Outre qu'elle montre que d'autres solutions aux problèmes que rencontre le pays étaient possibles, alors que l'UMP affirmait que le PS n'avait aucun projet, aucun programme, la campagne médiatique inhérente à la primaire fait de l'ombre au candidat perpétuel Nicolas Sarkozy, en reléguant ses gesticulations internationales à l'arrière-plan des préoccupations des Français. Elle vient casser la tentative de revalorisation d' l'image internationale du candidat Nicolas Sarkozy à l'heure ou son bilan d'actions est une catastrophe et ou sa popularité est au plus bas.
Qui plus est, bien qu'imparfaite comme souligné plus haut, cette primaire citoyenne met en évidence une grave carence démocratique et républicaine de la droite français. Se sachant parfaitement incapable, parce que totalement divisée -pour ne pas dire émiettée - de mettre en place une primaire pour désigner le candidat qui représenterait la droite, le seul moyen de se remettre en scène - et de masquer cette carence - qu'a trouvé l'UMP va être de casser du gauchiste (traduisez du socialiste).
Réaction très dangereuse car les millions de téléspectateurs qui ont suivi les débats télévisés ont parfaitement pu se rendre compte par eux même qui si il y avait "gauchisme" ce n'était certainement pas un gauchisme "bolchévique", mais un gauchisme très "centriste"!

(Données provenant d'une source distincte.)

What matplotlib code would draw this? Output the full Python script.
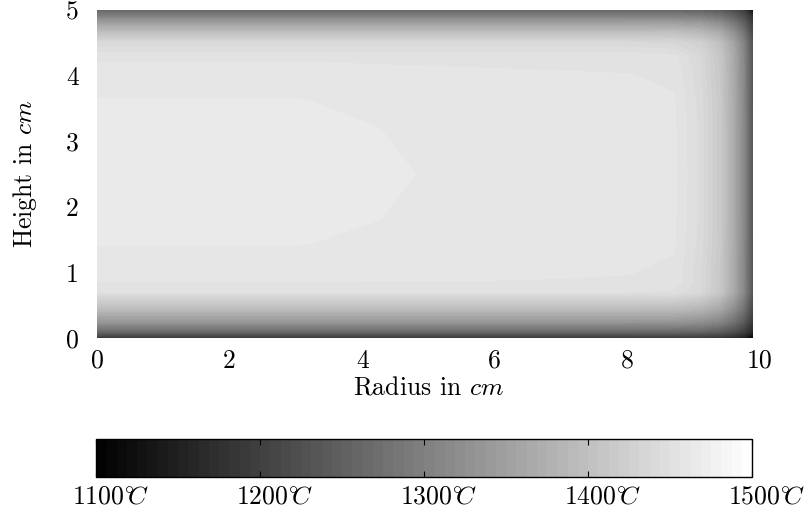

Au demeurant, tout autant que l'absence des citoyens dans la réflexion et dans la construction du programme socialiste, l'irresponsabilité de certains politiciens EELV vis à vis de leur militants et de la candidate de leur parti , et le désarroi évident des membres de la majorité présidentielle sont révélatrice d'une conception de la pratique démocratique totalement mortifère.
Au final, alors que la primaire citoyenne aurait pu être un moment de renouvèlement des pratiques politiques, elle ne fait que les conforter :
Le citoyen est relégué à la seule chose qu'on attend de lui : le vote
La participation des citoyens se réduit au NOMBRE de votant
Elle aurait pu être élargie à leur apport en suggestion et en idée ainsi qu'a leur prise en considération dans l'élaboration du programme. Il n'en a rien été.
Ce sont toujours les professionnels de la politique ( élus et journalistes) qui prennent la parole
La question politique n'est abordée que dans le cadre d'un dialogue entre les journalistes et les représentants de la classe politique
La conséquence désastreuse de cette façon de faire est que l'électeur est enjoint de prendre parti pour une personne et non pour des idées, un projet, un programme. Il est réduit à une "machine à voter" .
L'organisation d'une primaire ne supprime en aucun cas les négociations d'appareils
Alors certes, j'espère que pour certains de mes concitoyens, cette parenthèse de la primaire citoyenne, aura été l'occasion de réfléchir sur leurs attentes en matière de pratiques démocratiques et sur leurs attentes vis-à-vis du personnel politique.
J'espère qu'elle aura été l'occasion de renforcer leur volonté de ne plus être spectateur mais acteurs de la politique.
Mais, je crains fort qu'au lieu de cela, elle ait produit, face au pitoyable spectacle de l'entre deux tours que nous ont donné le PS, le FN, l'UMP, EELV, un renforcement de la tendance à l'abstention.